The first problem is that the data values (ranging from about 1000 to 2100) are mapped to the radius such that the smallest data value is at radius 0. We’ll fix this by setting the y (or r) limits from 0 to the maximum data value, as shown in the graph on the right in Figure 8.35:

# With coord_polar and y (r) limits going to zero
mdeaths_plot +
  coord_polar() +
  ylim(0, NA)
Polar plot with line (notice the data range of the radius) (left); With the radius representing a data range starting from zero (right)Polar plot with line (notice the data range of the radius) (left); With the radius representing a data range starting from zero (right)

Figure 8.35: Polar plot with line (notice the data range of the radius) (left); With the radius representing a data range starting from zero (right)

The next problem is that the lowest and highest month values, 1 and 12, are shown at the same angle. We’ll fix this by setting the x limits from 0 to 12, creating the graph on the left in Figure 8.36 (notice that using xlim() overrides the scale_x_continuous() in p, so it no longer displays breaks for each month; see Recipe 8.2 for more information):

mdeaths_plot +
  coord_polar() +
  ylim(0, max(mdeaths_mod$deaths)) +
  xlim(0, 12)

There’s one last issue, which is that the beginning and end aren’t connected. To fix that, we need to modify our data frame by adding one row with a month of 0 that has the same value as the row with month 12. This will make the starting and ending points the same, as in the graph on the right in Figure 8.36 (alternatively, we could add a row with month 13, instead of month 0):

# Connect the lines by adding a value for 0 that is the same as 12
mdeaths_x <- mdeaths_mod[mdeaths_mod$month==12, ]
mdeaths_x$month <- 0
mdeaths_new <- rbind(mdeaths_x, mdeaths_mod)
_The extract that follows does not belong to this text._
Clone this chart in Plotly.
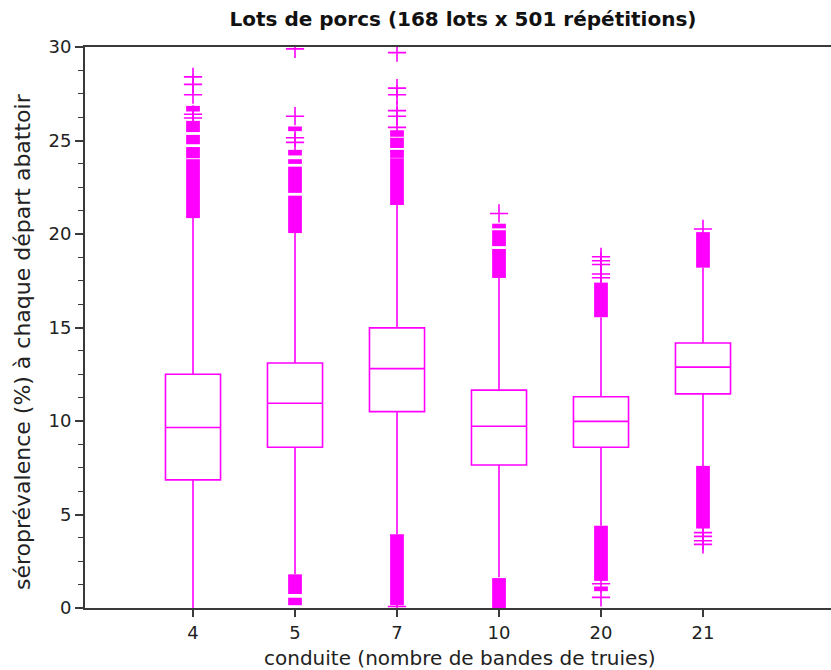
import plotly.graph_objects as go

# ---- data ----
categories = ["4", "5", "7", "10", "20", "21"]
q1 = [6.85, 8.6, 10.5, 7.65, 8.6, 11.45]
median = [9.65, 10.95, 12.8, 9.72, 9.98, 12.88]
q3 = [12.5, 13.1, 14.98, 11.65, 11.3, 14.17]
lower_whisker = [0.0, 1.8, 3.95, 1.65, 4.4, 7.6]
upper_whisker = [20.85, 20.05, 21.55, 17.65, 15.55, 18.2]

# dense clouds of outliers (crosses overlapping into solid bands): category, low, high
band_cat = ["4", "4", "4", "4", "4",
            "5", "5", "5", "5", "5", "5", "5",
            "7", "7", "7", "7", "7",
            "10", "10", "10", "10",
            "20", "20", "20",
            "21", "21"]
band_low = [26.55, 25.45, 24.8, 24.05, 20.85,
            25.5, 24.2, 23.75, 22.2, 20.05, 0.75, 0.15,
            25.2, 24.6, 24.07, 21.55, 0.15,
            20.3, 19.35, 17.65, 0.0,
            15.55, 1.45, 0.9,
            18.2, 4.25]
band_high = [26.85, 26.05, 25.3, 24.65, 24.0,
             25.75, 24.5, 24.0, 23.6, 22.05, 1.8, 0.55,
             25.55, 25.15, 24.5, 24.05, 3.95,
             20.55, 20.2, 19.2, 1.6,
             17.4, 4.4, 1.15,
             20.1, 7.6]

# isolated outliers
out_cat = ["4", "4", "4", "4", "4",
           "5", "5", "5", "5",
           "7", "7", "7", "7", "7", "7", "7",
           "10",
           "20", "20", "20", "20", "20", "20", "20",
           "21", "21", "21", "21", "21"]
out_val = [28.4, 28.0, 27.45, 26.4, 26.2,
           29.9, 26.3, 25.15, 24.9,
           29.7, 27.8, 27.45, 26.6, 26.3, 25.7, 0.08,
           21.1,
           18.78, 18.57, 18.37, 17.86, 17.66, 1.3, 0.57,
           20.27, 4.03, 3.83, 3.6, 3.4]

title_text = "Lots de porcs (168 lots x 501 répétitions)"
x_title = "conduite (nombre de bandes de truies)"
y_title = "séroprévalence (%) à chaque départ abattoir"
y_ticks = [0, 5, 10, 15, 20, 25, 30]

MAG = "#ff00ff"
idx = {c: i for i, c in enumerate(categories)}

fig = go.Figure()

fig.add_trace(go.Box(
    x=list(range(len(categories))),
    q1=q1, median=median, q3=q3,
    lowerfence=lower_whisker, upperfence=upper_whisker,
    width=0.54, whiskerwidth=0,
    fillcolor="white",
    line=dict(color=MAG, width=1.6),
    boxpoints=False,
    showlegend=False,
    hoverinfo="skip",
))

fig.add_trace(go.Bar(
    x=[idx[c] for c in band_cat],
    base=band_low,
    y=[h - l for l, h in zip(band_low, band_high)],
    width=0.135,
    marker=dict(color=MAG, line=dict(width=0)),
    showlegend=False,
    hoverinfo="skip",
))

fig.add_trace(go.Scatter(
    x=[idx[c] for c in out_cat],
    y=out_val,
    mode="markers",
    marker=dict(symbol="cross-thin", size=13, color=MAG,
                line=dict(color=MAG, width=1.6)),
    showlegend=False,
    hoverinfo="skip",
    cliponaxis=True,
))

FONT = "DejaVu Sans"
axis_color = "#3a3a3a"

fig.update_layout(
    width=831, height=670,
    margin=dict(l=85, r=0, t=47, b=62),
    paper_bgcolor="white", plot_bgcolor="white",
    barmode="overlay", boxmode="overlay",
    font=dict(family=FONT, size=18, color="#222"),
    title=dict(text="<b>" + title_text + "</b>",
               x=463 / 831, xref="container", xanchor="center",
               y=1 - 19 / 670, yref="container", yanchor="middle",
               font=dict(family=FONT, size=20, color="#111")),
    xaxis=dict(
        range=[-1.059, 6.255],
        tickmode="array",
        tickvals=list(range(len(categories))),
        ticktext=categories,
        ticks="outside", ticklen=7, tickwidth=1.5, tickcolor=axis_color,
        showline=True, linecolor=axis_color, linewidth=2, mirror=True,
        showgrid=False, zeroline=False,
        tickfont=dict(family=FONT, size=18, color="#222"),
    ),
    yaxis=dict(
        range=[0, 30],
        tickmode="array", tickvals=y_ticks,
        ticks="outside", ticklen=8, tickwidth=1.5, tickcolor=axis_color,
        minor=dict(dtick=1.25, tick0=0, ticks="outside", ticklen=5,
                   tickwidth=1.2, tickcolor=axis_color, showgrid=False),
        showline=True, linecolor=axis_color, linewidth=2, mirror=False,
        showgrid=False, zeroline=False,
        tickfont=dict(family=FONT, size=18, color="#222"),
    ),
    annotations=[
        dict(text=x_title, xref="paper", yref="paper",
             x=(460 - 85) / 746, y=(608 - 658) / 561,
             xanchor="center", yanchor="middle", showarrow=False,
             font=dict(family=FONT, size=20, color="#222")),
        dict(text=y_title, xref="paper", yref="paper",
             x=(22 - 85) / 746, y=(608 - 342) / 561,
             xanchor="center", yanchor="middle", showarrow=False,
             textangle=-90,
             font=dict(family=FONT, size=22, color="#222")),
    ],
)

fig.write_html("out.html")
# Make the same plot as before, but with the new data, by using %+%
mdeaths_plot %+%
  mdeaths_new +
  coord_polar() +
  ylim(0, NA)
Polar plot with theta representing x values from 0 to 12 (left); The gap is filled in by adding a dummy data point for month 0 (right)Polar plot with theta representing x values from 0 to 12 (left); The gap is filled in by adding a dummy data point for month 0 (right)

Figure 8.36: Polar plot with theta representing x values from 0 to 12 (left); The gap is filled in by adding a dummy data point for month 0 (right)

Note

Notice the use of the %+% operator. When you add a data frame to a ggplot object with %+%, it replaces the default data frame in the ggplot object. In this case, it changed the default data frame for p from md to mdnew.

8.16.4 See Also

See Recipe 10.4 for more about reversing the direction of a legend.

See Recipe 8.6 for more about specifying which values will have tick marks (breaks) and labels.